Memphis (TN) è una città decadente. O almeno, questa è la sensazione che si ha se si alloggia in centro, a due passi dalla storica Beale Street, dove impazzava BB King. La quale Beale Street sembra appunto una classica trappola acchiappa – turisti: i locali di legno antico e scricchiolante e i sedili di pelle scurita dall'uso dove si mangiano le bbq ribs con i fagioli e l'insalata di cavolo con la panna acida, e intanto in un angolo (scuro e fumoso) il gruppetto blues suona gli evergreen alternati a brani scritti dal più geniale del gruppo, sperando che fra i molti intenti a bere birre dai nomi strani ci sia il talent scout giusto. Anche il parco ha uno spazio nel quale gruppi improbabili e scalcagnati (anche se bravissimi) di blues tengono i loro concerti quotidiani, con richiesta di regolari tips. Però si annusa la fatica di vivere, la marginalità, in alcuni casi la disperazione.

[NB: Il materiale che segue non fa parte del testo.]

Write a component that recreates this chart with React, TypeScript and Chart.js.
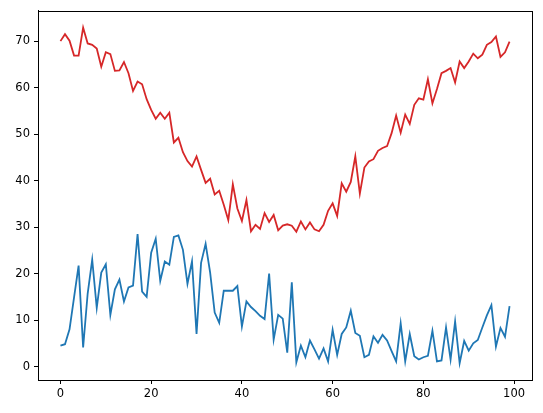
import React, { useEffect, useRef } from "react";
import { Chart, registerables } from "chart.js";

Chart.register(...registerables);

const xValues: number[] = Array.from({ length: 100 }, (_, i) => i);

const redSeries: number[] = [
  70.0, 71.5, 70.1, 66.9, 66.9, 72.9, 69.5, 69.2, 68.4, 64.5,
  67.6, 67.2, 63.6, 63.7, 65.5, 63.1, 59.3, 61.3, 60.7, 57.5,
  55.2, 53.3, 54.6, 53.3, 54.6, 48.2, 49.2, 46.1, 44.2, 43.0,
  45.2, 42.3, 39.5, 40.4, 37.0, 37.8, 34.8, 31.5, 39.2, 34.0,
  31.3, 35.8, 29.1, 30.5, 29.6, 33.0, 31.1, 32.6, 29.3, 30.3,
  30.6, 30.3, 29.0, 31.2, 29.5, 31.0, 29.5, 29.1, 30.5, 33.5,
  35.1, 32.4, 39.4, 37.6, 39.7, 45.2, 37.2, 42.8, 44.1, 44.6,
  46.4, 47.0, 47.4, 50.2, 54.0, 50.3, 54.2, 52.2, 56.3, 57.7,
  57.4, 61.8, 56.6, 59.7, 63.1, 63.6, 64.2, 61.1, 65.6, 64.2,
  65.6, 67.3, 66.3, 67.1, 69.2, 69.8, 71.0, 66.6, 67.6, 69.9,
];

const blueSeries: number[] = [
  4.5, 4.8, 8.0, 14.9, 21.7, 4.1, 15.7, 23.0, 12.6, 20.2,
  22.0, 11.1, 16.6, 18.7, 14.0, 17.0, 17.4, 28.5, 16.1, 15.0,
  24.5, 27.5, 18.4, 22.6, 21.9, 27.9, 28.2, 25.1, 17.8, 22.6,
  7.0, 22.3, 26.4, 20.2, 11.6, 9.4, 16.3, 16.3, 16.3, 17.3,
  8.6, 14.0, 12.8, 11.9, 10.9, 10.2, 20.0, 5.8, 11.1, 10.3,
  3.0, 18.1, 0.9, 4.5, 2.0, 5.6, 3.7, 1.7, 3.9, 1.1,
  7.9, 2.5, 7.0, 8.4, 12.0, 7.2, 6.6, 2.0, 2.5, 6.5,
  5.1, 6.8, 5.6, 3.3, 1.1, 9.3, 1.1, 7.0, 2.2, 1.5,
  2.0, 2.3, 7.7, 1.1, 1.3, 8.4, 1.5, 9.7, 0.7, 5.5,
  3.4, 5.0, 5.7, 8.4, 11.0, 13.2, 4.3, 8.3, 6.4, 13.0,
];

const xTicks: number[] = [0, 20, 40, 60, 80, 100];
const yTicks: number[] = [0, 10, 20, 30, 40, 50, 60, 70];

const RED = "#d62728";
const BLUE = "#1f77b4";
const FONT = "'DejaVu Sans', sans-serif";

const framePlugin = {
  id: "frame",
  afterDraw(chart: any) {
    const { ctx, chartArea } = chart;
    ctx.save();
    ctx.strokeStyle = "#000";
    ctx.lineWidth = 1;
    ctx.strokeRect(
      Math.round(chartArea.left) + 0.5,
      Math.round(chartArea.top) + 0.5,
      Math.round(chartArea.right - chartArea.left),
      Math.round(chartArea.bottom - chartArea.top)
    );
    ctx.restore();
  },
};

export default function App() {
  const ref = useRef<HTMLCanvasElement | null>(null);

  useEffect(() => {
    document.body.style.margin = "0";
    const canvas = ref.current;
    if (!canvas) return;
    const chart = new Chart(canvas, {
      type: "line",
      data: {
        datasets: [
          {
            data: xValues.map((x, i) => ({ x, y: blueSeries[i] })),
            borderColor: BLUE,
            borderWidth: 1.8,
            pointRadius: 0,
            tension: 0,
            fill: false,
          },
          {
            data: xValues.map((x, i) => ({ x, y: redSeries[i] })),
            borderColor: RED,
            borderWidth: 1.8,
            pointRadius: 0,
            tension: 0,
            fill: false,
          },
        ],
      },
      options: {
        animation: false,
        responsive: false,
        maintainAspectRatio: false,
        layout: { padding: { left: 0, top: 10, right: 11, bottom: 0 } },
        plugins: {
          legend: { display: false },
          tooltip: { enabled: false },
        },
        scales: {
          x: {
            type: "linear",
            min: -4.95,
            max: 103.95,
            afterBuildTicks(scale: any) {
              scale.ticks = xTicks.map((v) => ({ value: v }));
            },
            afterFit(scale: any) {
              scale.height = 33;
            },
            ticks: {
              color: "#000",
              font: { family: FONT, size: 11.5 },
              padding: 3,
              maxRotation: 0,
              autoSkip: false,
              callback: (v: any) => String(v),
            },
            grid: {
              display: true,
              drawOnChartArea: false,
              drawTicks: true,
              tickLength: 4,
              color: "#000",
            },
            border: { display: true, color: "#000", width: 1 },
          },
          y: {
            type: "linear",
            min: -2.9,
            max: 76.5,
            afterBuildTicks(scale: any) {
              scale.ticks = yTicks.map((v) => ({ value: v }));
            },
            afterFit(scale: any) {
              scale.width = 38;
            },
            ticks: {
              color: "#000",
              font: { family: FONT, size: 11.5 },
              padding: 4,
              autoSkip: false,
              callback: (v: any) => String(v),
            },
            grid: {
              display: true,
              drawOnChartArea: false,
              drawTicks: true,
              tickLength: 4,
              color: "#000",
            },
            border: { display: true, color: "#000", width: 1 },
          },
        },
      },
      plugins: [framePlugin],
    } as any);
    return () => chart.destroy();
  }, []);

  return (
    <div style={{ position: "absolute", left: 0, top: 0, width: 543, height: 413, background: "#fff" }}>
      <canvas ref={ref} width={543} height={413} style={{ width: 543, height: 413 }} />
    </div>
  );
}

L'intera strada è illuminata da neon multicolori, che riproducono lampeggiando maialini, e altri animali, e le onnipresenti parole “blues” “soul” e “King”. Però tutto sembra vecchio, e non antico, come abbandonato di corsa da profughi fuggiti in fretta, e riattato dai superstiti per avere una bolla di sopravvivenza. Mi sento però longanime e voglio sperare che sia invece così per mantenere intatto lo spirito dei luoghi, con il quale certo una bella ripulita e infissi nuovi stonerebbero. Leggo che Memphis, in piena espansione quando il Mississippi era una delle principali vie di comunicazione e di trasporto commerciale del paese, è ora una città impoverita dal trasporto su gomma e che si regge quasi
esclusivamente sul turismo musicale: il country, il blues e tutte le forme intermedie, e ovviamente, il rock esplosivo e totalmente innovativo e spiazzante – negli anni '50 – di The King Elvis Presley.
Qusta cosa appare subito chiara dal prezzo – 36 dollari tondi – che si paga per fare il giro (corto, quello lungo costa il doppio) a Graceland, la casa-tenuta di Elvis. A cui vanno aggiunti i 10 dollari per la navetta che ti porta fin là, e però include nel prezzo la visita alla Sun Records, tre stanzette anonime nelle quali un Elvis diciottenne vinse la sua timidezza aprendo la porta e chiedendo di poter incidere un disco per il compleanno della mamma, approfittando di un'offerta promozionale: 4 dollari e avrai un vinile con la tua voce. La canzone che incise, una vecchia ballata del Sud degli Stati Uniti, era questa:
Niente di straordinario, forse: ma ascoltarla dentro quella stanzetta screpolata dagli anni (anche lì, tutto è rimasto com'era, anche se la guida assicura che in realtà lo studio funziona ancora) è stata un bel rizzamento dei peli delle braccia.
La magione in sè invece non mi ha emozionato più di tanto, è troppo “museo”, e per privacy è impossibile accedere al piano superiore, dove ci sono le camere la letto e il bagno, dove ingloriosamente The King è spirato. Con una sola eccezione: l'angolo del seminterrato con alcuni divani in pelle e un pianoforte verticale. La voce dell'audioguida si fa ispirata e attoriale e recita: “…a quel pianoforte Elvis suonò e cantò, insieme alla moglie e ai suoi più fidati collaboratori, per buona parte della notte [pausa] qualche ora prima di morire, il 16 Agosto del 1977″. Ecco, io davanti a quel pianoforte mi sono commossa (con lacrimuccia annessa).
In quel pezzo di seminterrato, The King is still alive, a 35 anni di distanza.